━━━━━ Data extract ━━━━━

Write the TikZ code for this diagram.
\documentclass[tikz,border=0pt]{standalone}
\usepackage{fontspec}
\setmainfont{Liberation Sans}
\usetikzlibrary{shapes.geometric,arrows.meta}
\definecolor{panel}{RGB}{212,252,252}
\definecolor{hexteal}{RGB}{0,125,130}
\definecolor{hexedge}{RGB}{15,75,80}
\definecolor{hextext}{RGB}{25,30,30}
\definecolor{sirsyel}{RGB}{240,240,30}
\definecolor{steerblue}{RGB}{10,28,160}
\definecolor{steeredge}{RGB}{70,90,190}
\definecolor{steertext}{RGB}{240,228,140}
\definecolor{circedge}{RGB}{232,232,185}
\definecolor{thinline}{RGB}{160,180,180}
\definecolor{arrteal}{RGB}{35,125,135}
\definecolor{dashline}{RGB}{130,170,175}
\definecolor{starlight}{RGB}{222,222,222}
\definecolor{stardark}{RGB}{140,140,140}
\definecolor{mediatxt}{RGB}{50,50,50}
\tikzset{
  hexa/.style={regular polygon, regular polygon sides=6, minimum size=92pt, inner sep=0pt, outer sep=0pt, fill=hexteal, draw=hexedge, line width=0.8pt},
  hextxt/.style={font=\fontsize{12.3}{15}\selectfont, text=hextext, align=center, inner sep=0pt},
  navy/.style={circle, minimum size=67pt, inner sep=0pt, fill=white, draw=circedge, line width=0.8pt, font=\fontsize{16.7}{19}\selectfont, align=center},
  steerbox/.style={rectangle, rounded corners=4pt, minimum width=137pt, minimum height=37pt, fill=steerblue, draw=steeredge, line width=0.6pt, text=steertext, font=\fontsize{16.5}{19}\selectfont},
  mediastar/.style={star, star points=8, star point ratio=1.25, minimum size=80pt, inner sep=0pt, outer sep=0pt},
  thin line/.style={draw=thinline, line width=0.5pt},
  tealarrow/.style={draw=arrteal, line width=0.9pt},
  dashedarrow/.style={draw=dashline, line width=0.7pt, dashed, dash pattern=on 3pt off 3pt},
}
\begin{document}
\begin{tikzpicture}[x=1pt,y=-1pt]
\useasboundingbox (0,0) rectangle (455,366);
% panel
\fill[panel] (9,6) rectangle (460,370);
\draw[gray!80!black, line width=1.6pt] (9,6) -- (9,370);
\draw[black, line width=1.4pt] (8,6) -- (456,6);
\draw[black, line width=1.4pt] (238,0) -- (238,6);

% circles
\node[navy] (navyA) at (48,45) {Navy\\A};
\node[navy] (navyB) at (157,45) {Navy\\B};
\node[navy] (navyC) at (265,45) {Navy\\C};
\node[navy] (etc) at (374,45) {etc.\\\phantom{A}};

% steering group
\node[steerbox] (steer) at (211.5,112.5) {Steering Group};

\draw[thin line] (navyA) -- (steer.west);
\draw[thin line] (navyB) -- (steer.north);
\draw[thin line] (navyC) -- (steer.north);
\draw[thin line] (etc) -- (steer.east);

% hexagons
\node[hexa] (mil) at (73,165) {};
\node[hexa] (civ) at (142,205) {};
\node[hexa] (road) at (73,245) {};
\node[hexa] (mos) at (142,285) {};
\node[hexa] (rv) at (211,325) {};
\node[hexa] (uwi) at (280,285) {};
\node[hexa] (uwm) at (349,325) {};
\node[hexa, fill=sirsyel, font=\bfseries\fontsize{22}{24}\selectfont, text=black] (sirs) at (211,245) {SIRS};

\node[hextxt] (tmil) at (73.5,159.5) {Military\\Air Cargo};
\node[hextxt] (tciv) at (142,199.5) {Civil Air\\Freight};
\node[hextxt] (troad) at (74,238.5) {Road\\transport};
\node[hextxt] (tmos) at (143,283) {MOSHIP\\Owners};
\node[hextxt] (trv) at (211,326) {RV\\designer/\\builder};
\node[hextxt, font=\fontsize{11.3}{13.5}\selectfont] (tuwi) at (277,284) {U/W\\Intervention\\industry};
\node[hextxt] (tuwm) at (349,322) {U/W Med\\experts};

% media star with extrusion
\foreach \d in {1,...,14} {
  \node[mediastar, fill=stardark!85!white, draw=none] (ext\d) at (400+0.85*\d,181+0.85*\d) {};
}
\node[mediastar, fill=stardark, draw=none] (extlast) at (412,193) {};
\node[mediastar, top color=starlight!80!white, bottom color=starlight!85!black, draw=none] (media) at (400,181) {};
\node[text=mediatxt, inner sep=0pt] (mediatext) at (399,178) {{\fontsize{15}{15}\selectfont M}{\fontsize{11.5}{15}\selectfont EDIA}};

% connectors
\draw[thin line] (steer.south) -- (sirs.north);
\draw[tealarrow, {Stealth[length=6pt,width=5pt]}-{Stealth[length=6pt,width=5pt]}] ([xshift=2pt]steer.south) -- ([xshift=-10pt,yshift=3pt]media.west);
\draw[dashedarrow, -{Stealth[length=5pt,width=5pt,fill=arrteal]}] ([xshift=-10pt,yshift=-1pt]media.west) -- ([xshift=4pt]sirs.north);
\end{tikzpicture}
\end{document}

━━━━━
━━━━━ Data extract ━━━━━

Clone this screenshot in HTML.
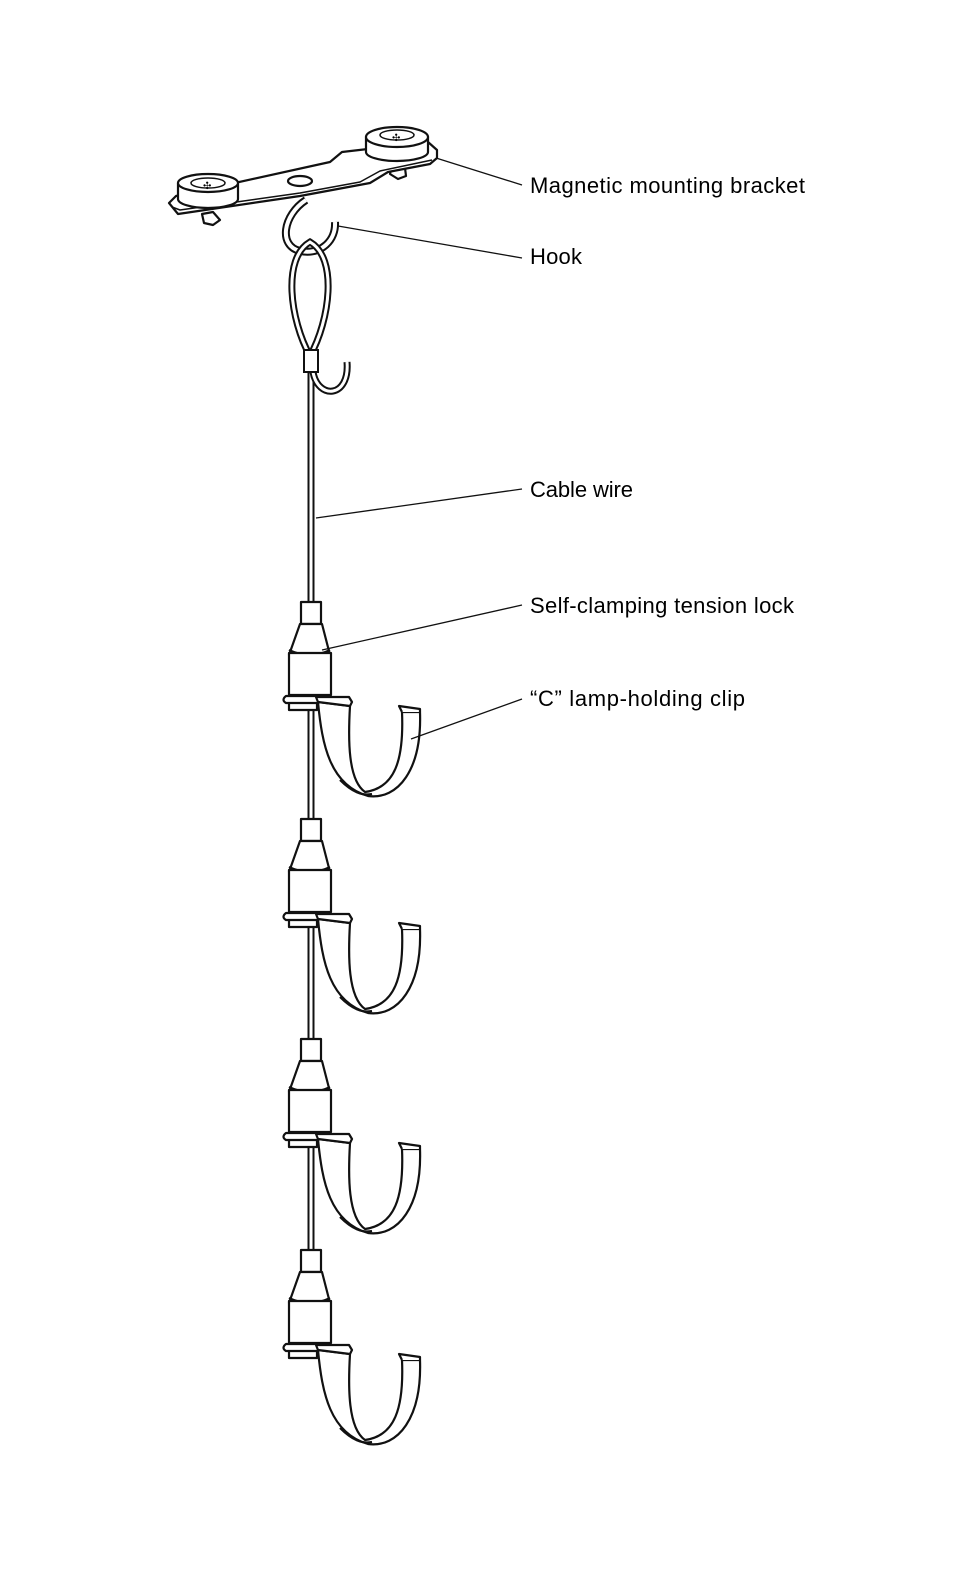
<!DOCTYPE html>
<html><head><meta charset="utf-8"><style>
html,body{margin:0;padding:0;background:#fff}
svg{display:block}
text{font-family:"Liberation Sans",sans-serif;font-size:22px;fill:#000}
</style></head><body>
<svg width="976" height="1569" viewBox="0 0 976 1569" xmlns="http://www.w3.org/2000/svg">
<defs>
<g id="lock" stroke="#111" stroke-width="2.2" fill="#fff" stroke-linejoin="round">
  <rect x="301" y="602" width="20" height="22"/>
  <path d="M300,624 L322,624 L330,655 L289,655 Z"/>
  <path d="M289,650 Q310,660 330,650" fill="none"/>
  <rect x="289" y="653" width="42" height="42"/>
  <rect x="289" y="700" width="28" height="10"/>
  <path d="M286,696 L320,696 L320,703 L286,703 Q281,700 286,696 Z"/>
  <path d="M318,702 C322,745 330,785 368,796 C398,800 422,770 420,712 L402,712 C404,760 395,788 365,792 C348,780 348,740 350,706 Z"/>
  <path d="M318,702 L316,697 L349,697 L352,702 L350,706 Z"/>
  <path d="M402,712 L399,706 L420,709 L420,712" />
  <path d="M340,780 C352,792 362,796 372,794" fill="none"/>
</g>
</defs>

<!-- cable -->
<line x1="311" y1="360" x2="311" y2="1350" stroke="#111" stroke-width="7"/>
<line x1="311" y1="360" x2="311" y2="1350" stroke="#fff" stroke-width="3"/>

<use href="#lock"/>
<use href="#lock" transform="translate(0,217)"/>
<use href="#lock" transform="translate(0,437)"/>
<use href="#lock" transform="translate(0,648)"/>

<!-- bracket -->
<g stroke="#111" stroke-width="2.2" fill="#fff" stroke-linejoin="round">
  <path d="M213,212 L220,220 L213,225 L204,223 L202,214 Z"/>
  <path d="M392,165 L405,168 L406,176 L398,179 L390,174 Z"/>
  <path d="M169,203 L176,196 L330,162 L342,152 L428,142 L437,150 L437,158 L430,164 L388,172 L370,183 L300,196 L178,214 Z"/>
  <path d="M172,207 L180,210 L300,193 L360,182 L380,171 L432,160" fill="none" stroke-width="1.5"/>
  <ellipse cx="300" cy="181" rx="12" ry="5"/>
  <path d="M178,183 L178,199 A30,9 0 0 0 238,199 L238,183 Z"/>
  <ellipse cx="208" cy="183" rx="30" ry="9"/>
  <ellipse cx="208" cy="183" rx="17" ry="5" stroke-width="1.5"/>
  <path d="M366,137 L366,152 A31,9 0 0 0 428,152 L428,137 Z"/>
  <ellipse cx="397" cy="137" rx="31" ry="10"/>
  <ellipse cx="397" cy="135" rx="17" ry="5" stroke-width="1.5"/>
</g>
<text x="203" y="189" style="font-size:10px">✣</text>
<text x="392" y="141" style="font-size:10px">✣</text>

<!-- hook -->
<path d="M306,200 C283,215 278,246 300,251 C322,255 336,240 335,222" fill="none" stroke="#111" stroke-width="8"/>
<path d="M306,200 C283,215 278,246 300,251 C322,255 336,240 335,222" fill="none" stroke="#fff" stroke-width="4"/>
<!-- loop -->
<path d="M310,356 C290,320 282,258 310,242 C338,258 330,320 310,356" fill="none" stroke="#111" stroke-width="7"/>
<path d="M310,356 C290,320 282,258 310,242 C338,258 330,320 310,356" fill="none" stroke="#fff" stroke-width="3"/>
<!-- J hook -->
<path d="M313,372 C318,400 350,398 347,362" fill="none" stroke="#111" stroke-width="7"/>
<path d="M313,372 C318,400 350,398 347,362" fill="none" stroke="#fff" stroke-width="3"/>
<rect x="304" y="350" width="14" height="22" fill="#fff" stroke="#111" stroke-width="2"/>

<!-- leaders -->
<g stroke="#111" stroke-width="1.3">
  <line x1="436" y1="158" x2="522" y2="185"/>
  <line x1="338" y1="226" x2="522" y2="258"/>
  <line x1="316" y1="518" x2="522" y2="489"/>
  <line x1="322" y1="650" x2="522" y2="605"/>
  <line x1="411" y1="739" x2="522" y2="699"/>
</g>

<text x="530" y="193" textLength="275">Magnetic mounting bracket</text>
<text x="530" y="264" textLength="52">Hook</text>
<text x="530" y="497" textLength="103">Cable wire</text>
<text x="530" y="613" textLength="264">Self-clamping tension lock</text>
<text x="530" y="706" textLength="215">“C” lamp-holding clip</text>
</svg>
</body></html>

━━━━━
━━━━━ Data extract ━━━━━

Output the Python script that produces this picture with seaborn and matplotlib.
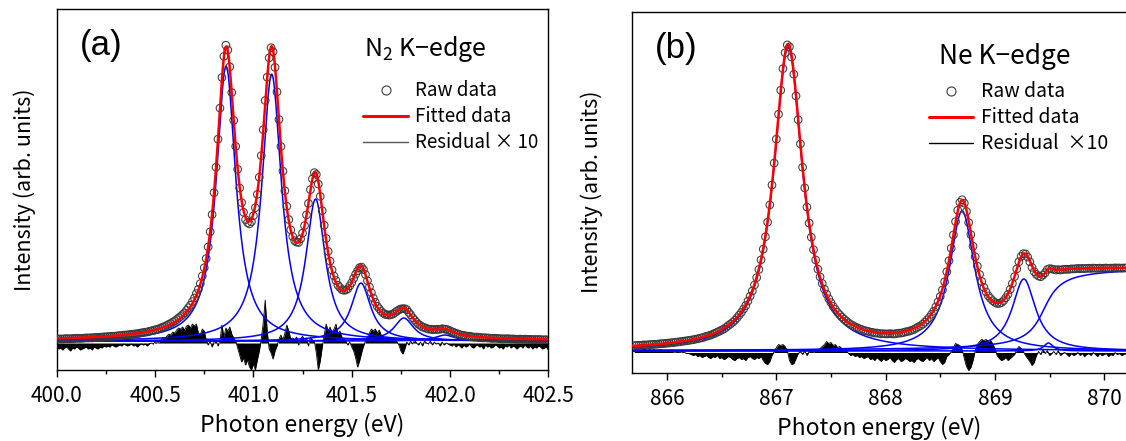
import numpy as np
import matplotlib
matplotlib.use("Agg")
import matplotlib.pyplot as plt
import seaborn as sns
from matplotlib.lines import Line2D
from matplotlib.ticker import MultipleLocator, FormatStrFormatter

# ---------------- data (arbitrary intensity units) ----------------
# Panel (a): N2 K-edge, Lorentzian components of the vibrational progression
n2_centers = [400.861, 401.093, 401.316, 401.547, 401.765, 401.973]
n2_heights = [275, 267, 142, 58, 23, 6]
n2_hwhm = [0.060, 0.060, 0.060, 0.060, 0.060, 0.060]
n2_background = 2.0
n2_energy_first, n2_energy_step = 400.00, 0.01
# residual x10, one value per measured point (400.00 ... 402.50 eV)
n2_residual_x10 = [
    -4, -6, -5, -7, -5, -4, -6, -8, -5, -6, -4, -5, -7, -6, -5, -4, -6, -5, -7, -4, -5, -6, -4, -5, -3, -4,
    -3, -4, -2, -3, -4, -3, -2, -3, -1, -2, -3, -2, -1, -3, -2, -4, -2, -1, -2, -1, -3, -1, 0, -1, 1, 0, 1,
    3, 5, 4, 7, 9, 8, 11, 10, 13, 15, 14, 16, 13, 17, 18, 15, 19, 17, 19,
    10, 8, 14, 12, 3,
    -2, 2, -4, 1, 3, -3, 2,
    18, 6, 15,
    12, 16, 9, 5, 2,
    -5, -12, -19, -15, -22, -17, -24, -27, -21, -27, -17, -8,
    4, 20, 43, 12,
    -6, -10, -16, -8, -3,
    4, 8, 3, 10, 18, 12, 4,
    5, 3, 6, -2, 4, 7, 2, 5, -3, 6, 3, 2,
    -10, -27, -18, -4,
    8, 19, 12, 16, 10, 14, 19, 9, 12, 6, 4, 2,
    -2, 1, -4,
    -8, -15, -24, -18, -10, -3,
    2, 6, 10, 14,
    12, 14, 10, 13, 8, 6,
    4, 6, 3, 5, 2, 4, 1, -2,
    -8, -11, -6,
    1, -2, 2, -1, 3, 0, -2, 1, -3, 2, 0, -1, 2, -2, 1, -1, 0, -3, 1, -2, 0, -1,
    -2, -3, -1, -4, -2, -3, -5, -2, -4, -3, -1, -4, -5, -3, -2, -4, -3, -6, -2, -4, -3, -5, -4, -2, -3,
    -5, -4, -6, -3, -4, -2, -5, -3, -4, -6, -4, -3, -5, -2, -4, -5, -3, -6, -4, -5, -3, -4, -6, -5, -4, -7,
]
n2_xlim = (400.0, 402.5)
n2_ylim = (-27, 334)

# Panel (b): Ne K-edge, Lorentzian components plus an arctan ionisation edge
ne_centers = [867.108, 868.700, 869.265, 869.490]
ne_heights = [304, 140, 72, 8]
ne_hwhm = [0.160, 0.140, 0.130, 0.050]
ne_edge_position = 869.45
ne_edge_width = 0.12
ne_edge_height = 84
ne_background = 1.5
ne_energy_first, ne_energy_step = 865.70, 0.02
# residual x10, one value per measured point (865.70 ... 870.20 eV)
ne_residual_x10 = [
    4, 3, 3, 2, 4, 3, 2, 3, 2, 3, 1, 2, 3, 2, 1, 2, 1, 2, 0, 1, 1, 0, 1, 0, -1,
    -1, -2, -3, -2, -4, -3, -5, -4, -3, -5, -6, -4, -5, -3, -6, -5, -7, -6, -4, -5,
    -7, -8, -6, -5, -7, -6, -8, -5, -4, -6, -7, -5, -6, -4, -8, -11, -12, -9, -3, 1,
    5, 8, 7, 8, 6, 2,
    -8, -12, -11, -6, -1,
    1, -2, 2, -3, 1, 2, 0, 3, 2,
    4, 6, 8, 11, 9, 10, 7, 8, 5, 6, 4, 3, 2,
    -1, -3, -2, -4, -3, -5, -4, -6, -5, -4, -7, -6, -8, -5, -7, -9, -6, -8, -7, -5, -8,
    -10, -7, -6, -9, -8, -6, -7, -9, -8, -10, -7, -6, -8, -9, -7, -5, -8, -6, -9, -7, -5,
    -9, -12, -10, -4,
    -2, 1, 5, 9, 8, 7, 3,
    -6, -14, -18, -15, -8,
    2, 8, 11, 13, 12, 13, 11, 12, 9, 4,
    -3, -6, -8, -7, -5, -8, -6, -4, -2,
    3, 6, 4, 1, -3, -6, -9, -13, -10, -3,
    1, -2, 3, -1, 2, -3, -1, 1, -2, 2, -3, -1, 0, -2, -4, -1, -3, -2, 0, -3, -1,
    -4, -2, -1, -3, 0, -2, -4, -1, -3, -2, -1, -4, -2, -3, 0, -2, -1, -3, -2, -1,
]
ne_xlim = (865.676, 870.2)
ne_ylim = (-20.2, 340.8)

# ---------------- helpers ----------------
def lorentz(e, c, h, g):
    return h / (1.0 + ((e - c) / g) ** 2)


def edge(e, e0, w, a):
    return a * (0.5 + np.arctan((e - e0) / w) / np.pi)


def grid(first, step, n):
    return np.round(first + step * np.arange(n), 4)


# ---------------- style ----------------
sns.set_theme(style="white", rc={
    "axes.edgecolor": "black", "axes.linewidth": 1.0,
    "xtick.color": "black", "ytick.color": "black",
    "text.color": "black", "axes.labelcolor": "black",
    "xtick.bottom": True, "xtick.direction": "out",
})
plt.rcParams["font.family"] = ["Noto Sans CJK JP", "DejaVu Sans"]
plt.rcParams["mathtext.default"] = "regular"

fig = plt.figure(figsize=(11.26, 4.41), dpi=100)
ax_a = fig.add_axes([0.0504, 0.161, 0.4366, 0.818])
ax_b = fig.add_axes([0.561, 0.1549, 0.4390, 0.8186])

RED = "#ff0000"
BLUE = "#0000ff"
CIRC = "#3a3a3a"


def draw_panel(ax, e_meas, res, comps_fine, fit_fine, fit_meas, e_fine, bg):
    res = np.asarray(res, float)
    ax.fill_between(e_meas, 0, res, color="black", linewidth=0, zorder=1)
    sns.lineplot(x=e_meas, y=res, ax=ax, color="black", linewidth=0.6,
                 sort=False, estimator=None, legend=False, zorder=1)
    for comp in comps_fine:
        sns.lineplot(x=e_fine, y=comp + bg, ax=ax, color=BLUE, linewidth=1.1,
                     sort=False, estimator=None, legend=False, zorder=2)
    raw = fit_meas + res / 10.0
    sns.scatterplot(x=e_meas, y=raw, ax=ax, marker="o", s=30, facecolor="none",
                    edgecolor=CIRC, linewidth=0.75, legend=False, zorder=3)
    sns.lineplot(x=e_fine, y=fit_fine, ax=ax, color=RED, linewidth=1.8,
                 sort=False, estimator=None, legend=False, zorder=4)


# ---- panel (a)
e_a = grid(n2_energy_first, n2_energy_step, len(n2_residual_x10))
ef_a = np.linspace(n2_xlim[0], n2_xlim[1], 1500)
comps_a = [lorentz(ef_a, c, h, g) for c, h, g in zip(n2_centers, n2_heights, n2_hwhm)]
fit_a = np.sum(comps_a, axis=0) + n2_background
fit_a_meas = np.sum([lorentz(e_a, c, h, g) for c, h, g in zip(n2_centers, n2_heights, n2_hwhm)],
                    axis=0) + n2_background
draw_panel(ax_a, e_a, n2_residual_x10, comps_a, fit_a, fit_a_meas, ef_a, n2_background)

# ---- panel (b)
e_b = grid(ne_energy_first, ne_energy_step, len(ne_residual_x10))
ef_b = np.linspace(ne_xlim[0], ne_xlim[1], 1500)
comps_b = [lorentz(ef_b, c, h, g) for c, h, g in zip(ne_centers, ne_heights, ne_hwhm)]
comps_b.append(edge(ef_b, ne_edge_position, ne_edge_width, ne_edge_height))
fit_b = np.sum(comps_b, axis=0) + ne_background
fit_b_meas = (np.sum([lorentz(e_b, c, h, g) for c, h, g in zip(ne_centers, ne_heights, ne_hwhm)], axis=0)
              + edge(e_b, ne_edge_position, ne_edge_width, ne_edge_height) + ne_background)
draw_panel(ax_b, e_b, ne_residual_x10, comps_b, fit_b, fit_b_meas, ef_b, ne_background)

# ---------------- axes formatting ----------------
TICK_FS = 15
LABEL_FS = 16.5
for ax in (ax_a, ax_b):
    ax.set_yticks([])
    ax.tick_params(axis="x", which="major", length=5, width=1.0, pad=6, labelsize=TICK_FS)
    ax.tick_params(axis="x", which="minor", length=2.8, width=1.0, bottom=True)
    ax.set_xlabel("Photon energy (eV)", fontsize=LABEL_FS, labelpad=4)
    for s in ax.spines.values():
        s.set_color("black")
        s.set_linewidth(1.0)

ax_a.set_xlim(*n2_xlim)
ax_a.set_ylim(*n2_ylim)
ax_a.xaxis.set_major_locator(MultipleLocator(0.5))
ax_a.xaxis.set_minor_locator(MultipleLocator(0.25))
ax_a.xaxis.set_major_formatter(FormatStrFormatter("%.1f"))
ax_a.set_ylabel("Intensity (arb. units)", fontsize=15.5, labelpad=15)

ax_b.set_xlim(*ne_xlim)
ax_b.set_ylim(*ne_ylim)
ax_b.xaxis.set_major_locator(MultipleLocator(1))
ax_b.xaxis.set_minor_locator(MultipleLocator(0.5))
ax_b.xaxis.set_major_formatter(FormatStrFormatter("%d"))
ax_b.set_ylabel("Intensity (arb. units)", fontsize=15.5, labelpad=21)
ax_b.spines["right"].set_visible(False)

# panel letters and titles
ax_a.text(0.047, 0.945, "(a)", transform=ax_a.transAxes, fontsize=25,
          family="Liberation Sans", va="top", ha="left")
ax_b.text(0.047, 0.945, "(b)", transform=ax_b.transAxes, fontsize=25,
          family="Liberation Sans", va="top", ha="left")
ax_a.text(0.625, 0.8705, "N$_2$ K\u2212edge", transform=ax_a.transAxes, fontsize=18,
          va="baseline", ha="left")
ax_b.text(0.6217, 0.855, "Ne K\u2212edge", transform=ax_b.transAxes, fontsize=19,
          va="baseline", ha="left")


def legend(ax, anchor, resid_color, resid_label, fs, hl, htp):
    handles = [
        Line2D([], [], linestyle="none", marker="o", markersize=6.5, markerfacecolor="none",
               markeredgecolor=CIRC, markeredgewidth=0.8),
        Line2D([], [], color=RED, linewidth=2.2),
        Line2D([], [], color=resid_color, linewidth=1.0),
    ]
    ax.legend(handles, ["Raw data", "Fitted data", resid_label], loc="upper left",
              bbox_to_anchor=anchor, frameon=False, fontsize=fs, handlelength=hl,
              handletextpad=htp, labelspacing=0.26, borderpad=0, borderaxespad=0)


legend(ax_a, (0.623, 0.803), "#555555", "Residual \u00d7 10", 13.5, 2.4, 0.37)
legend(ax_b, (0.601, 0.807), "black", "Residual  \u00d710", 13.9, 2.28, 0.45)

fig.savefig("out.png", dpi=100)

━━━━━

Look above and copy only the lines from the one holding "Output the Python" to the one holding "from matplotlib.ticker import", both included, exactly, minus the pictures.

Output the Python script that produces this picture with seaborn and matplotlib.
import numpy as np
import matplotlib
matplotlib.use("Agg")
import matplotlib.pyplot as plt
import seaborn as sns
from matplotlib.lines import Line2D
from matplotlib.ticker import MultipleLocator, FormatStrFormatter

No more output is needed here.